・煙草くさき国語教師が言うときに明日という語は最もかなし・
「空には本」1958年(昭和33年)刊。「寺山修司青春歌集」164ページ。
まともに読めば、国語教師の耳に痛く響く作品だろう。だから国語の教科書には絶対掲載されない作品だ。
思春期の青年にとって、「明日」は希望に満ちているはずだ。いや「明日の希望を探し出す」のが、青年期だと言ってもいい。
ところが「煙草くさ」い国語教師がいうときに「明日という語」は「最も悲しいもの」、夢や希望とは正反対のものになってしまう。

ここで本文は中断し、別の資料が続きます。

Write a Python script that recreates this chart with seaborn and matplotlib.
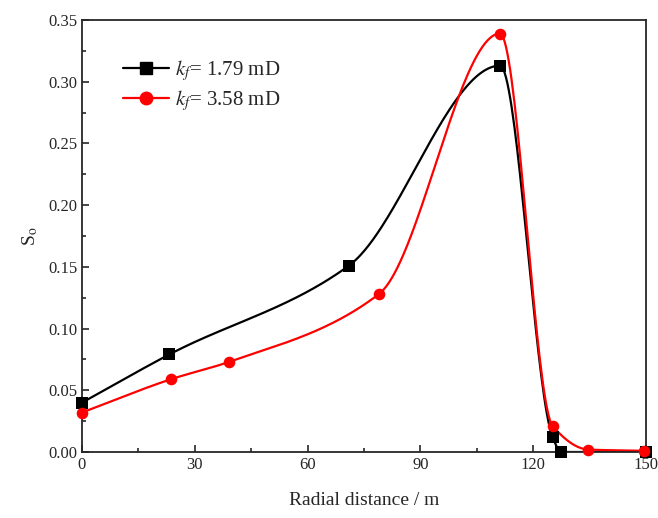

すべての国語教師ではなく、「煙草くさき」がミソだ。一時期言われた「でもしか先生」だろうか。日本が高度成長に向かっているとき、つまり経済が右肩上がりのとき、「先生『でも』やるか。先生『しか』やるものがない」これを「でもしか先生」と言った。
無気力教師とも言えるが、一方の生徒の「三無主義」が問題になり始めた時期にさしかかる頃だった。「無気力、無関心、無感動」。高校はハイスクールだが、「灰スクール」などと洒落にならない洒落を、他ならぬ国語教師から聞いたこともある。
そのような問題を寺山修司は突きつける。寺山修司の短歌には「人間とは何か」という根本的な問いがあると言われている。だからこその「前衛短歌」なのだが、「前衛短歌が終焉した」と言われる今、変わらぬ感動をもたらす作品だと僕は思う。ちなみに岡井隆の短歌は「国家・思想とは何か」、塚本邦雄の短歌は「権威とは何か」を突きつける。
国家・思想・人間というテーマは交錯しているし、三人の作品にもこの3つが濃淡があるもののそれぞれ表現されている。
この3つのうち、「国家・思想とは」というテーマが若い世代の歌人の作品からは感じられない。前衛短歌が終焉したと言われるのも、「技術だけを残してしまった」「魂がはいっていない」と岡井隆が言うのもこのためだ。(「私の戦後短歌史」「角川短歌・2011年2月号『大特集・歌人岡井隆』」)
寺山修司の短歌は難解な言葉はひとつもない。それでいて奥が深い。そして感覚が瑞々しい。
単なる「新しさ」「既視感がない」だけでなく、「瑞々しさ」が魅力の源泉なのだろう。それは今なお輝きに満ちている。特に斎藤茂吉以降の短壇で暗喩に頼ることなく異彩を放つものだった。
だが寺山修司にとって短歌という表現方法は、彼にとって十分満足するものではなかったようだ。
だから寺山修司の短歌が、「おでん屋地獄」「畳屋地獄」「発狂詩集」といった言葉を用いる世界となって乱調気味になったあと、寺山修司は演劇や映像の世界へと去っていく。